• _WHAT THE EXERCISE ASKS_
Retype each line exactly. Skip images.

** Start GIVEN MATERIAL **

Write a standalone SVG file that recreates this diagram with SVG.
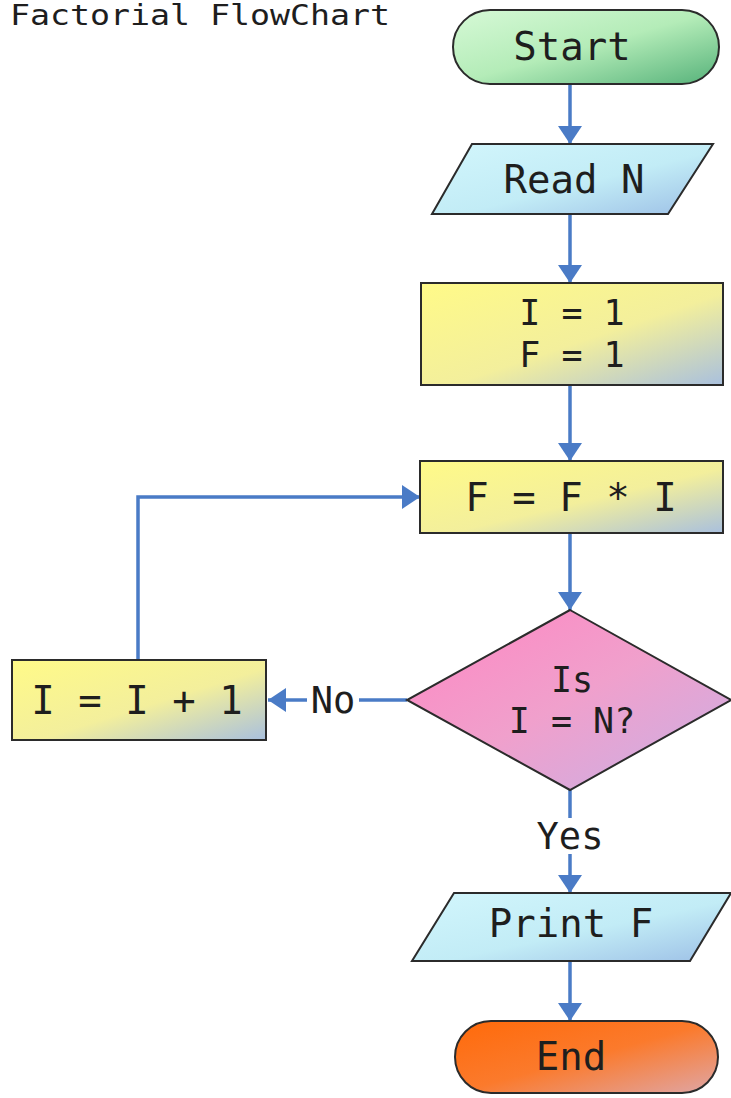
<svg xmlns="http://www.w3.org/2000/svg" width="731" height="1098" viewBox="0 0 731 1098">
<defs>
<linearGradient id="gGreen" x1="0" y1="0" x2="1" y2="1"><stop offset="0" stop-color="#d6f9d6"/><stop offset="0.5" stop-color="#b4ecb8"/><stop offset="1" stop-color="#56b27a"/></linearGradient>
<linearGradient id="gCyan" x1="0" y1="0" x2="1" y2="1"><stop offset="0" stop-color="#d2f6fc"/><stop offset="0.55" stop-color="#c2ecf6"/><stop offset="1" stop-color="#9cbfe6"/></linearGradient>
<linearGradient id="gYellow" x1="0" y1="0" x2="1" y2="1"><stop offset="0" stop-color="#fffa88"/><stop offset="0.55" stop-color="#f3ef9c"/><stop offset="1" stop-color="#a9c0de"/></linearGradient>
<linearGradient id="gPink" x1="0" y1="0" x2="1" y2="1"><stop offset="0" stop-color="#ff86c2"/><stop offset="0.5" stop-color="#f0a0cc"/><stop offset="1" stop-color="#c9b0e6"/></linearGradient>
<linearGradient id="gOrange" x1="0" y1="0" x2="1" y2="1"><stop offset="0" stop-color="#ff6a0a"/><stop offset="0.5" stop-color="#fb7a2c"/><stop offset="1" stop-color="#dfa6a6"/></linearGradient>
<marker id="arr" markerUnits="userSpaceOnUse" markerWidth="24" markerHeight="26" refX="18" refY="12" orient="auto"><path d="M0,0 L18,12 L0,24 Z" fill="#4a7bc6"/></marker>
</defs>
<style>
.shape{stroke:#2b2b2b;stroke-width:2}
.lbl{font-family:"DejaVu Sans Mono","Liberation Mono",monospace;font-size:39px;fill:#1e1e1e;text-anchor:middle;dominant-baseline:central}
.lbl2{font-family:"DejaVu Sans Mono","Liberation Mono",monospace;font-size:35px;fill:#1e1e1e;text-anchor:middle;dominant-baseline:central}
.conn{fill:none;stroke:#4a7bc6;stroke-width:3.5}
.clbl{font-family:"DejaVu Sans Mono","Liberation Mono",monospace;font-size:37px;fill:#1e1e1e;text-anchor:middle;dominant-baseline:central}
</style>
<rect width="731" height="1098" fill="#ffffff"/>
<text x="10" y="25" font-family="DejaVu Sans Mono, Liberation Mono, monospace" font-size="28" fill="#1e1e1e" textLength="380" lengthAdjust="spacingAndGlyphs">Factorial FlowChart</text>

<g id="connectors">
<path class="conn" d="M570,84 L570,144" marker-end="url(#arr)"/>
<path class="conn" d="M570,214 L570,283" marker-end="url(#arr)"/>
<path class="conn" d="M570,385 L570,461" marker-end="url(#arr)"/>
<path class="conn" d="M570,533 L570,610" marker-end="url(#arr)"/>
<path class="conn" d="M407,700 L268,700" marker-end="url(#arr)"/>
<path class="conn" d="M138,660 L138,497 L420,497" marker-end="url(#arr)"/>
<path class="conn" d="M570,790 L570,893" marker-end="url(#arr)"/>
<path class="conn" d="M570,961 L570,1021" marker-end="url(#arr)"/>
<rect x="307" y="682" width="52" height="36" fill="#ffffff"/>
<text class="clbl" x="333" y="700">No</text>
<rect x="532" y="818" width="76" height="36" fill="#ffffff"/>
<text class="clbl" x="570" y="836">Yes</text>
</g>

<g id="start">
<rect class="shape" x="453" y="10" width="266" height="74" rx="37" ry="37" fill="url(#gGreen)"/>
<text class="lbl" x="572" y="46">Start</text>
</g>
<g id="readN">
<polygon class="shape" points="472,144 713,144 668,214 432,214" fill="url(#gCyan)"/>
<text class="lbl" x="574" y="179">Read N</text>
</g>
<g id="init">
<rect class="shape" x="421" y="283" width="302" height="102" fill="url(#gYellow)"/>
<text class="lbl2" x="572" y="313">I = 1</text>
<text class="lbl2" x="572" y="355">F = 1</text>
</g>
<g id="multiply">
<rect class="shape" x="420" y="461" width="303" height="72" fill="url(#gYellow)"/>
<text class="lbl" x="571" y="497">F = F * I</text>
</g>
<g id="decision">
<polygon class="shape" points="570,610 731,700 570,790 407,700" fill="url(#gPink)"/>
<text class="lbl2" x="572" y="680">Is</text>
<text class="lbl2" x="572" y="721">I = N?</text>
</g>
<g id="increment">
<rect class="shape" x="12" y="660" width="254" height="80" fill="url(#gYellow)"/>
<text class="lbl" x="137" y="700">I = I + 1</text>
</g>
<g id="printF">
<polygon class="shape" points="454,893 731,893 690,961 412,961" fill="url(#gCyan)"/>
<text class="lbl" x="571" y="923">Print F</text>
</g>
<g id="end">
<rect class="shape" x="455" y="1021" width="263" height="72" rx="36" ry="36" fill="url(#gOrange)"/>
<text class="lbl" x="571" y="1056">End</text>
</g>
</svg>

** End GIVEN MATERIAL **

• _REPLY TO THE TASK_
Write a standalone SVG file that recreates this diagram with SVG.
<svg xmlns="http://www.w3.org/2000/svg" width="731" height="1098" viewBox="0 0 731 1098">
<defs>
<linearGradient id="gGreen" x1="0" y1="0" x2="1" y2="1"><stop offset="0" stop-color="#d6f9d6"/><stop offset="0.5" stop-color="#b4ecb8"/><stop offset="1" stop-color="#56b27a"/></linearGradient>
<linearGradient id="gCyan" x1="0" y1="0" x2="1" y2="1"><stop offset="0" stop-color="#d2f6fc"/><stop offset="0.55" stop-color="#c2ecf6"/><stop offset="1" stop-color="#9cbfe6"/></linearGradient>
<linearGradient id="gYellow" x1="0" y1="0" x2="1" y2="1"><stop offset="0" stop-color="#fffa88"/><stop offset="0.55" stop-color="#f3ef9c"/><stop offset="1" stop-color="#a9c0de"/></linearGradient>
<linearGradient id="gPink" x1="0" y1="0" x2="1" y2="1"><stop offset="0" stop-color="#ff86c2"/><stop offset="0.5" stop-color="#f0a0cc"/><stop offset="1" stop-color="#c9b0e6"/></linearGradient>
<linearGradient id="gOrange" x1="0" y1="0" x2="1" y2="1"><stop offset="0" stop-color="#ff6a0a"/><stop offset="0.5" stop-color="#fb7a2c"/><stop offset="1" stop-color="#dfa6a6"/></linearGradient>
<marker id="arr" markerUnits="userSpaceOnUse" markerWidth="24" markerHeight="26" refX="18" refY="12" orient="auto"><path d="M0,0 L18,12 L0,24 Z" fill="#4a7bc6"/></marker>
</defs>
<style>
.shape{stroke:#2b2b2b;stroke-width:2}
.lbl{font-family:"DejaVu Sans Mono","Liberation Mono",monospace;font-size:39px;fill:#1e1e1e;text-anchor:middle;dominant-baseline:central}
.lbl2{font-family:"DejaVu Sans Mono","Liberation Mono",monospace;font-size:35px;fill:#1e1e1e;text-anchor:middle;dominant-baseline:central}
.conn{fill:none;stroke:#4a7bc6;stroke-width:3.5}
.clbl{font-family:"DejaVu Sans Mono","Liberation Mono",monospace;font-size:37px;fill:#1e1e1e;text-anchor:middle;dominant-baseline:central}
</style>
<rect width="731" height="1098" fill="#ffffff"/>
<text x="10" y="25" font-family="DejaVu Sans Mono, Liberation Mono, monospace" font-size="28" fill="#1e1e1e" textLength="380" lengthAdjust="spacingAndGlyphs">Factorial FlowChart</text>

<g id="connectors">
<path class="conn" d="M570,84 L570,144" marker-end="url(#arr)"/>
<path class="conn" d="M570,214 L570,283" marker-end="url(#arr)"/>
<path class="conn" d="M570,385 L570,461" marker-end="url(#arr)"/>
<path class="conn" d="M570,533 L570,610" marker-end="url(#arr)"/>
<path class="conn" d="M407,700 L268,700" marker-end="url(#arr)"/>
<path class="conn" d="M138,660 L138,497 L420,497" marker-end="url(#arr)"/>
<path class="conn" d="M570,790 L570,893" marker-end="url(#arr)"/>
<path class="conn" d="M570,961 L570,1021" marker-end="url(#arr)"/>
<rect x="307" y="682" width="52" height="36" fill="#ffffff"/>
<text class="clbl" x="333" y="700">No</text>
<rect x="532" y="818" width="76" height="36" fill="#ffffff"/>
<text class="clbl" x="570" y="836">Yes</text>
</g>

<g id="start">
<rect class="shape" x="453" y="10" width="266" height="74" rx="37" ry="37" fill="url(#gGreen)"/>
<text class="lbl" x="572" y="46">Start</text>
</g>
<g id="readN">
<polygon class="shape" points="472,144 713,144 668,214 432,214" fill="url(#gCyan)"/>
<text class="lbl" x="574" y="179">Read N</text>
</g>
<g id="init">
<rect class="shape" x="421" y="283" width="302" height="102" fill="url(#gYellow)"/>
<text class="lbl2" x="572" y="313">I = 1</text>
<text class="lbl2" x="572" y="355">F = 1</text>
</g>
<g id="multiply">
<rect class="shape" x="420" y="461" width="303" height="72" fill="url(#gYellow)"/>
<text class="lbl" x="571" y="497">F = F * I</text>
</g>
<g id="decision">
<polygon class="shape" points="570,610 731,700 570,790 407,700" fill="url(#gPink)"/>
<text class="lbl2" x="572" y="680">Is</text>
<text class="lbl2" x="572" y="721">I = N?</text>
</g>
<g id="increment">
<rect class="shape" x="12" y="660" width="254" height="80" fill="url(#gYellow)"/>
<text class="lbl" x="137" y="700">I = I + 1</text>
</g>
<g id="printF">
<polygon class="shape" points="454,893 731,893 690,961 412,961" fill="url(#gCyan)"/>
<text class="lbl" x="571" y="923">Print F</text>
</g>
<g id="end">
<rect class="shape" x="455" y="1021" width="263" height="72" rx="36" ry="36" fill="url(#gOrange)"/>
<text class="lbl" x="571" y="1056">End</text>
</g>
</svg>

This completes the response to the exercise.